The question is whether the meaning of the word “diminished” can be construed as including “eliminated.”  The primary goal of statutory construction is to ascertain and give effect to the Legislature’s intent in enacting the statute.  Mejak  v. Granville, 212 Ariz. 555, 557, 136 P.3d 874, 876 (2006).  The statute’s language is the best indicator of that intent.  Id.  When a statute’s plain language is clear and unambiguous, courts give effect to that language without resorting to any other rules of statutory construction.  Ariz. Dep’t of Revenue v. Salt River Project Agric. Improvement & Power Dist., 212 Ariz. 35, 39, 126 P.3d 1063, 1067 (App. 2006).  In applying a statute, words are given their ordinary meaning, unless the Legislature has offered its own definition of the words or it appears from the context that a special meaning was intended.  Mid Kansas Fed. Sav. & Loan Ass’n of Wichita  v. Dynamic Dev. Corp., 167 Ariz. 122, 128, 804 P.2d 1310, 1316 (1991); A.R.S. § 1-213.  The ordinary meaning of “diminish” is “to make, or cause to seem, smaller or less.”  Webster’s II New Riverside University Dictionary 378 (1984).  The ordinary meaning of “eliminate” is “to get rid of:  remove.” Id. at 425.  Because these two words have such clearly distinct meanings, one cannot read “diminish” to mean elimination.  Because the plain language of A.R.S. § 15-460(B) is clear, a school district may not be eliminated through use of the procedures prescribed in that statute.

However, even if the plain language were not clear, other principles of statutory construction compel the same conclusion.  “A cardinal rule of statutory interpretation is to avoid, if possible, an interpretation which renders superfluous any portion of a statute.”  In re Maricopa County Superior Court No. MN 2001-001139, 203 Ariz. 351, 354, ¶ 17, 54 P.2d 380, 383 (App. 2002).  As set forth above, A.R.S. § 15-460(B) states that

[t]he county school superintendent shall prepare and transmit to the governing board of the school district proposed to be diminished a report providing specific information regarding the future availability of educational programs in the area of the district to be detached and in the area which will constitute the remaining district. . . . A majority of the qualified electors voting on the question in the territory to remain in the existing school district and a majority of the qualified electors voting on the question in the territory to be excluded must approve the change.
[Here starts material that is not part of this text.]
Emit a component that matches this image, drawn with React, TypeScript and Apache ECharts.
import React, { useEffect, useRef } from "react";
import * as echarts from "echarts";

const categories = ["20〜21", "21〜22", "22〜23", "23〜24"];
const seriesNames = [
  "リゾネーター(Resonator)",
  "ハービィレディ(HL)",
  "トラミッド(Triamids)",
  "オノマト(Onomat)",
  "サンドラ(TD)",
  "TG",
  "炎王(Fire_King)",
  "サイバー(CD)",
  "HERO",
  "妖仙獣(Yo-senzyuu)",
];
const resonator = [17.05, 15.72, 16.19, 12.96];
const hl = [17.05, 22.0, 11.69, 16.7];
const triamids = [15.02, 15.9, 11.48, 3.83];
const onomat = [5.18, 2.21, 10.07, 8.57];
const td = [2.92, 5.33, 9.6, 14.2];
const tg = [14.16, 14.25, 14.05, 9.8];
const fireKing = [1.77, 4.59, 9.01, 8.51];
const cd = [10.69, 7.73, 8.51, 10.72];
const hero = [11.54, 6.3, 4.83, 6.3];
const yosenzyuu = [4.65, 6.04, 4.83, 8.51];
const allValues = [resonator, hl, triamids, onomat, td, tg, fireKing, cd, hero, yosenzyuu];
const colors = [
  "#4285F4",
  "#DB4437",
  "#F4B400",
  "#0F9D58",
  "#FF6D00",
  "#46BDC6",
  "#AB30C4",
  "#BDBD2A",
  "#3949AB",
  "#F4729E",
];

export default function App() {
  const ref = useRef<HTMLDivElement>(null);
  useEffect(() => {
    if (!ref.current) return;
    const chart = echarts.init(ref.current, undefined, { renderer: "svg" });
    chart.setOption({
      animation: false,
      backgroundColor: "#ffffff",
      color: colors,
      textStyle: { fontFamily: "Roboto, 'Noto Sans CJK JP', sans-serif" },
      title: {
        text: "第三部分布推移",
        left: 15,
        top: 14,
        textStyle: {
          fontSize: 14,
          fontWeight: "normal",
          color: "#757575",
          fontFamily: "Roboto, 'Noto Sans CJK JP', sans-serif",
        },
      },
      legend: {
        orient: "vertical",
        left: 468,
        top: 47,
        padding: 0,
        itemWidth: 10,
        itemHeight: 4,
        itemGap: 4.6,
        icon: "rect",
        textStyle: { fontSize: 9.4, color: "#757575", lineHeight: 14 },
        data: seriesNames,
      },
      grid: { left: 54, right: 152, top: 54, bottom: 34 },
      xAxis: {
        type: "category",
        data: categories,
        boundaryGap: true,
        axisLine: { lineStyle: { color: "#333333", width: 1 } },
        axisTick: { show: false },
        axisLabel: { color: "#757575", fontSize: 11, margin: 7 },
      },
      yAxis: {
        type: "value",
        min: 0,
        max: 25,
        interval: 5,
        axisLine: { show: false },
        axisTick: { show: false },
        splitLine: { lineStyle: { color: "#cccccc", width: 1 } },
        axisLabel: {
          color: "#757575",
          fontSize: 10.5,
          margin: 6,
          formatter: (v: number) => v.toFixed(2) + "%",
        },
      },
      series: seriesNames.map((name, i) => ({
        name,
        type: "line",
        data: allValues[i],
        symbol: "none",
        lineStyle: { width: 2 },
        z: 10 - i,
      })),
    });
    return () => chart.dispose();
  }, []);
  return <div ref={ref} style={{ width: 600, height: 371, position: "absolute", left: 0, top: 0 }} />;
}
(Emphasis added.)  The statute’s references to “the remaining district” and “the territory to remain in the existing school district” indicate that the drafters of the statute intended that the procedures taken under it would not entirely eliminate the district, but, rather, make it smaller.  To construe “diminish” to mean “eliminate” would render these references void or superfluous.  Based on the foregoing, the only logical conclusion is that the Legislature did not intend that A.R.S. § 15-460(B) provide a means by which a school district’s boundaries could be eliminated in their entirety.
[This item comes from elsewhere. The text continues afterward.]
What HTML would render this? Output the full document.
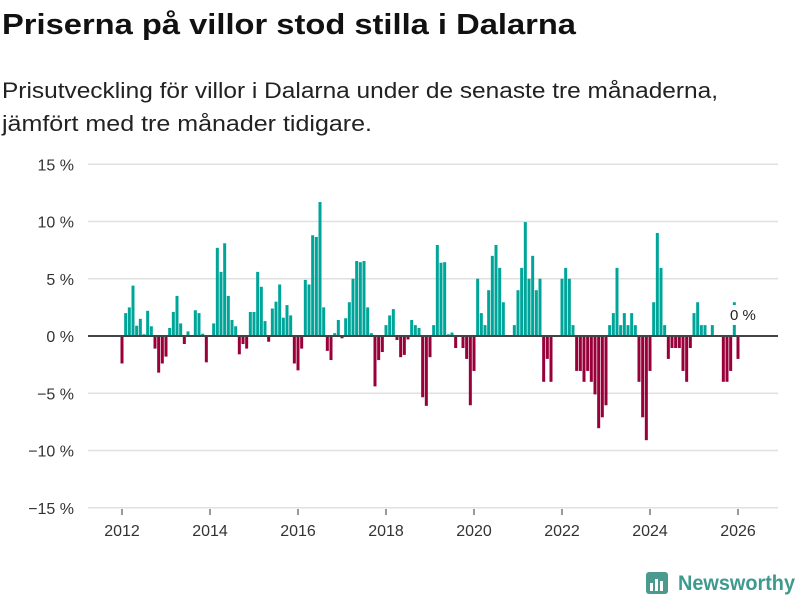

Moreover, statutory construction requires that the provisions of a statute be read and construed in the context of related provisions and in light of their place in the statutory scheme.  City of Phoenix v. Superior Court, 144 Ariz. 172, 175-76, 696 P.2d 724, 727-28 (App. 1985).  Title 15, Article 3 (School District Boundary Provisions and Elections) (A.R.S. §§ 15-441 through -469) is Arizona’s statutory law governing the alteration of school district boundaries and contains several provisions under which a qualifying school district may eliminate its boundaries.(4)  Section 15-461(A) requires that a transporting school district that does not offer a full-time instructional program in any grade level and transports more than 350 pupils annually to an adjacent school district or school districts be “dissolve[d].”  The geographic boundaries of the transporting school district are annexed to an adjacent school district.  Id.   Under A.R.S. § 15-467(A), when all the common school districts comprising a union high school district unite into one common school district, the union high school district is “deemed to be dissolved.”  The union high school district then becomes a high school district.  Under A.R.S. §§ 15-461 and 15-467, the territory formerly within the school district(s) remains organized territory. 

The incorporation of school districts also operates to dissolve school district boundaries.  Under A.R.S. § 15-444, qualifying adjoining school districts may unite and form a union high school district.  The boundaries of the formerly existing school districts are dissolved, and they are automatically incorporated into the new union high school district.  See Garrett v. Folsom, 88 Ariz. 380, 384, 357 P.2d 130, 134 (1960).  Under A.R.S. § 15-459, two or more qualifying school districts or parts of school districts may consolidate and become one new school district.  In consolidation, two or more entities are dissolved and a new entity takes its place.  Ariz. Att’y Gen. Op. I84-083.  Under A.R.S. §§ 15-444 and 15-459, the territory formerly within the school district(s) remains organized territory.  In short, there are many mechanisms in Title 15 whereby school district boundaries are changed or dissolved.  If the Legislature had wanted A.R.S. § 15-460(B) to provide a means by which a school district could be entirely eliminated, it certainly could have drafted it to so provide.  It did not.

Conclusion

Section 15-460(B) does not provide a mechanism through which Rucker Elementary School District can eliminate its boundaries, thereby becoming an unorganized territory in its entirety.  Having so concluded, we therefore do not reach the second question regarding the manner in which to dispose of the assets of Rucker as an unorganized territory.

Terry Goddard
Attorney General


  1. “Organized territory” refers to land already situated within the boundaries of an organized school district.  “Unorganized territory” refers to lands that are not within the boundaries of any organized school district.  
  2. A certificate of educational convenience authorizes a pupil who resides in unorganized territory to attend a school in an adjoining school district or county.  A.R.S. § 15-825(A).
  3. The opinion cites to A.R.S. § 14-460(B).  The correct citation is A.R.S. § 15-460(B).
  4. Section 5 of the federal Voting Rights Act requires that any proposed change in a district boundary that will affect voting must be submitted to the U.S. Department of Justice for preclearance to ensure that the purpose or effect of the change will not be a denial or abridgment of the right to vote on account of race, color, or membership in a language minority group.  42 U.S.C. § 1973c; 28 C.F.R. § 51.10 (2008).